赤穂浪士

提供: Kusupedia
2009年7月7日 (火) 14:02時点におけるKusuo (トーク | 投稿記録)による版

移動先: 案内検索
作品概要
制作会社 東映
公開年度 1961年
内蔵助役 片岡千恵蔵
評価 5ツ星
ファイル:Ooisi1.jpg
役者絵:片岡千恵蔵
役者絵:市川歌右衛門

先年の「赤穂浪士 天の巻・地の巻」(と「忠臣蔵 桜花の巻 菊花の巻」)のイイトコ取りのやきなおし。

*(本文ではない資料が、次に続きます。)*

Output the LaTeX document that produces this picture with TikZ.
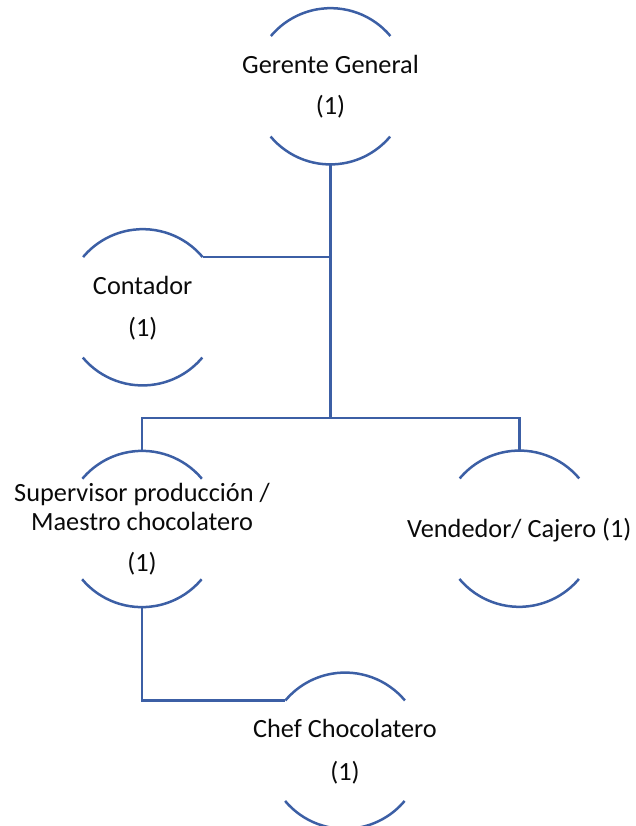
\documentclass[tikz,border=0pt]{standalone}
\usepackage{fontspec}
\setmainfont{Carlito}
\begin{document}
\begin{tikzpicture}[x=1pt,y=1pt,
  orgline/.style={draw={rgb,255:red,60;green,95;blue,165}, line width=2.5pt},
  holder/.style={circle, minimum size=156pt, inner sep=0pt, draw=none},
  lbl/.style={anchor=base, inner sep=0pt, font=\fontsize{26.3}{28.3}\selectfont, text={rgb,255:red,10;green,10;blue,10}}
]
\useasboundingbox (0,0) rectangle (636,-826);
% shape holders
\node[holder] (gg) at (330.5,-86.3) {};
\node[holder] (ct) at (142.7,-307.3) {};
\node[holder] (sp) at (142,-529) {};
\node[holder] (vc) at (519.3,-528.7) {};
\node[holder] (cf) at (345,-750.7) {};
% arcs
\foreach \n in {gg,ct,sp,vc,cf}{
  \draw[orgline] (\n.40) arc[start angle=40, end angle=140, radius=78pt];
  \draw[orgline] (\n.220) arc[start angle=220, end angle=320, radius=78pt];
}
% texts
\node[lbl] (gg1) at ([yshift=13pt]gg.center) {Gerente General};
\node[lbl] (gg2) at ([yshift=-28.5pt]gg.center) {(1)};
\node[lbl] (ct1) at ([yshift=13pt]ct.center) {Contador};
\node[lbl] (ct2) at ([yshift=-29pt]ct.center) {(1)};
\node[lbl] (sp1) at ([yshift=27.3pt]sp.center) {Supervisor producción /};
\node[lbl] (sp2) at ([yshift=-1pt]sp.center) {Maestro chocolatero};
\node[lbl] (sp3) at ([yshift=-42.7pt]sp.center) {(1)};
\node[lbl] (vc1) at ([yshift=-8.6pt]vc.center) {Vendedor/ Cajero (1)};
\node[lbl] (cf1) at ([yshift=13.4pt]cf.center) {Chef Chocolatero};
\node[lbl] (cf2) at ([yshift=-29.3pt]cf.center) {(1)};
% connectors
\coordinate (bus) at (330.5,-418);
\draw[orgline] (gg.south) -- (bus);
\draw[orgline] (ct.40) -- (ct.40 -| bus);
\draw[orgline] (sp.north) |- (bus) -| (vc.north);
\draw[orgline] (sp.south) |- (cf.140);
\end{tikzpicture}
\end{document}
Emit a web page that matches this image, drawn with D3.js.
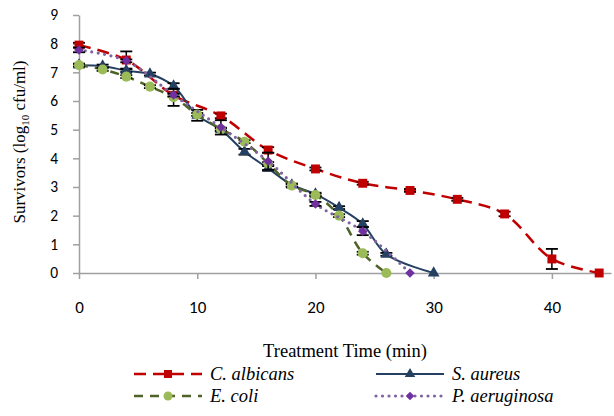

同じ原作で同じ監督。堀田隼人の大友柳太朗や吉良上野介の月形龍之介は続投だし、制作意図は?って最初思ったんですが、せっかくの傑作だし、東映のスタイルが確立したし、創立10周年だからパワーアップしてもう一回やろうよ!というノリなのかなんなのか、ひじょうに華やかなエンターテインメントになってる。ビジュアル的に必要な部分にちゃんと金がかかってて豪華だし、日本語わからない人も見てて楽しいんじゃないだろうか。(逆に、日本語わかるけど忠臣蔵ビギナーにはキツイ)

絢爛だが歌舞伎よりも浪花節に近いあたたかみ。


内蔵助のライバル千坂兵部や、職人のお兄ちゃんのエピソードをふくらませたことで、元のストーリーにはじゃっかんアレンジが加わっているものの「忠臣蔵」のいいところを保ちつつ、とにかく全体的に素晴らしい完成度。

「映画で忠臣蔵」と言ったときはこの作品のビジュアルが思い浮かぶ。そんな決定版っぽさがある。

脚本、音楽、演出、撮影、編集など素人が見ても随所に「必要」な作業が申し分なくなされており、プロの映画人の仕事という感じがする。


適材適所の配役がうれしいし「キャラクター大合戦フェスティバル」という感じでとにかく甚だ楽しい。看板役者をうんと引き立てて、見せ場をいっぱい楽しめる。

あたしの役者絵も気づいてみたらこの作品からの抜粋がかなり多いことがあとから判明。それだけ魅力あるんでしょうなー。

とにかく、最近あまり物語作りの上で重要視されない(現代人に伝わりにくい)主君と家臣たち(義士たち)の関係性がよくわかり、彼らのいじらしさやかいがいしさが、ラストの「討ち入り」に、いい振り幅で反映されている。どのキャラも「人間っぽい」?

WEB上で見かけるファンには前作の落ち着いたかんじがイイという人もいるが、かなり「別物」。


とはいえ、東映ファンでなかったり、ビギナーの目にはどう写るかは「?」。独特の間合いなどが味がわかるようにならないとじれったいかも。しかし、意味のある「ため」=要所要所の「腹芸」が素晴らしい。特に田村邸は涙が止まらない。


林家木久扇師匠が言ってましたがフルスロットルの片岡千恵蔵や大河内伝次郎はなにをしゃべってるのかよくわかんないけど、気にならない。こういうとき、東映のDVDも字幕が出ればいいのになあと残念に思う。でもね、新宿の映画館で「東映時代劇祭」をやってた際にスクリーンで見たが、このころの脂の乗った日本映画は大画面にかぎる。

DVDのとき気づかなかったんだけど、どう見てもチャンバラトリオの頭(かしら:南方英二)が出てる気がして、帰宅してタイトルロールだけ確認したら出てました〜!!錦之介さんの付き人やってらしたんですね。

当時の差し歯の材質の限界が、萬屋錦之介(役者として本作において八面六臂の活躍をするMVP)の前歯に見て取れる。